» **Exercise description**
Set down word for word the lines running from the line with "What Plotly code" to the line with "font=dict(family=FONT, size=18.5, color=GREY))", ends included. Skip every picture.

--- start Rows ---

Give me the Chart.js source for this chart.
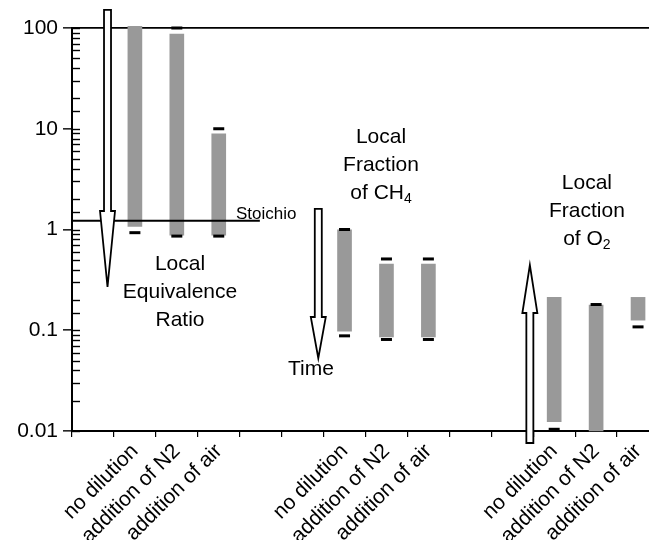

--- end Rows ---
--- start Rows ---

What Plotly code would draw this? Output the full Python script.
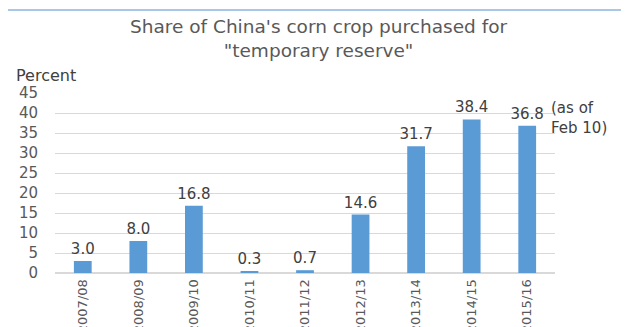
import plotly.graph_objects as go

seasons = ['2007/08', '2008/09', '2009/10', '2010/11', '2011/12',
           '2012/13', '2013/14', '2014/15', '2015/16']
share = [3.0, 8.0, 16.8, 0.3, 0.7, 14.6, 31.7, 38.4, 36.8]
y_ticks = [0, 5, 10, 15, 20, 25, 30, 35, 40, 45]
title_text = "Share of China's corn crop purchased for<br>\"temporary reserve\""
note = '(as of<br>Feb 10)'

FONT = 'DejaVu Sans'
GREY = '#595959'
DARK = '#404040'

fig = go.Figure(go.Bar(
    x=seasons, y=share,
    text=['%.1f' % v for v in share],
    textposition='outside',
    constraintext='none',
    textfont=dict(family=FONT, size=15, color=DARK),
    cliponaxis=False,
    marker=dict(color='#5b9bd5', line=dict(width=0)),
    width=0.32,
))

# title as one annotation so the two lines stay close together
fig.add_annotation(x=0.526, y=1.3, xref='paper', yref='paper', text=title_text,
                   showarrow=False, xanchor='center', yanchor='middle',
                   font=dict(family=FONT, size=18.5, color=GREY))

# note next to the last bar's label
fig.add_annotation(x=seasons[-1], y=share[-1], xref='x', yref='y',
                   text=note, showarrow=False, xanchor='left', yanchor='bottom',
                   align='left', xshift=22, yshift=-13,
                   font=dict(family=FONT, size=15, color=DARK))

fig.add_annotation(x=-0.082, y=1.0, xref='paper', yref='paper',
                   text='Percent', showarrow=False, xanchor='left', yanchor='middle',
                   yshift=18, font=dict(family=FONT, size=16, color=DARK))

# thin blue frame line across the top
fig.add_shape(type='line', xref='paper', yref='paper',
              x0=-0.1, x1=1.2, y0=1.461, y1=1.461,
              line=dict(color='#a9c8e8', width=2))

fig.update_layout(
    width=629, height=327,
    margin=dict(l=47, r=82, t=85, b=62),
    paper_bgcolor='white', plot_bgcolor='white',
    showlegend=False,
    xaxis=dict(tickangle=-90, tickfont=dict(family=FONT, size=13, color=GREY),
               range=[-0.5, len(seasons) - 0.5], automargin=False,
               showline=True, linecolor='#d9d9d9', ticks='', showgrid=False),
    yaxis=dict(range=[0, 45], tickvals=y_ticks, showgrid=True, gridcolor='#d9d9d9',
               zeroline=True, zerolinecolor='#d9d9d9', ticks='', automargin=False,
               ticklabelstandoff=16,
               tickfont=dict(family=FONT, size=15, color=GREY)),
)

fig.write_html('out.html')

--- end Rows ---

» **Written answer**
What Plotly code would draw this? Output the full Python script.
import plotly.graph_objects as go

seasons = ['2007/08', '2008/09', '2009/10', '2010/11', '2011/12',
           '2012/13', '2013/14', '2014/15', '2015/16']
share = [3.0, 8.0, 16.8, 0.3, 0.7, 14.6, 31.7, 38.4, 36.8]
y_ticks = [0, 5, 10, 15, 20, 25, 30, 35, 40, 45]
title_text = "Share of China's corn crop purchased for<br>\"temporary reserve\""
note = '(as of<br>Feb 10)'

FONT = 'DejaVu Sans'
GREY = '#595959'
DARK = '#404040'

fig = go.Figure(go.Bar(
    x=seasons, y=share,
    text=['%.1f' % v for v in share],
    textposition='outside',
    constraintext='none',
    textfont=dict(family=FONT, size=15, color=DARK),
    cliponaxis=False,
    marker=dict(color='#5b9bd5', line=dict(width=0)),
    width=0.32,
))

# title as one annotation so the two lines stay close together
fig.add_annotation(x=0.526, y=1.3, xref='paper', yref='paper', text=title_text,
                   showarrow=False, xanchor='center', yanchor='middle',
                   font=dict(family=FONT, size=18.5, color=GREY))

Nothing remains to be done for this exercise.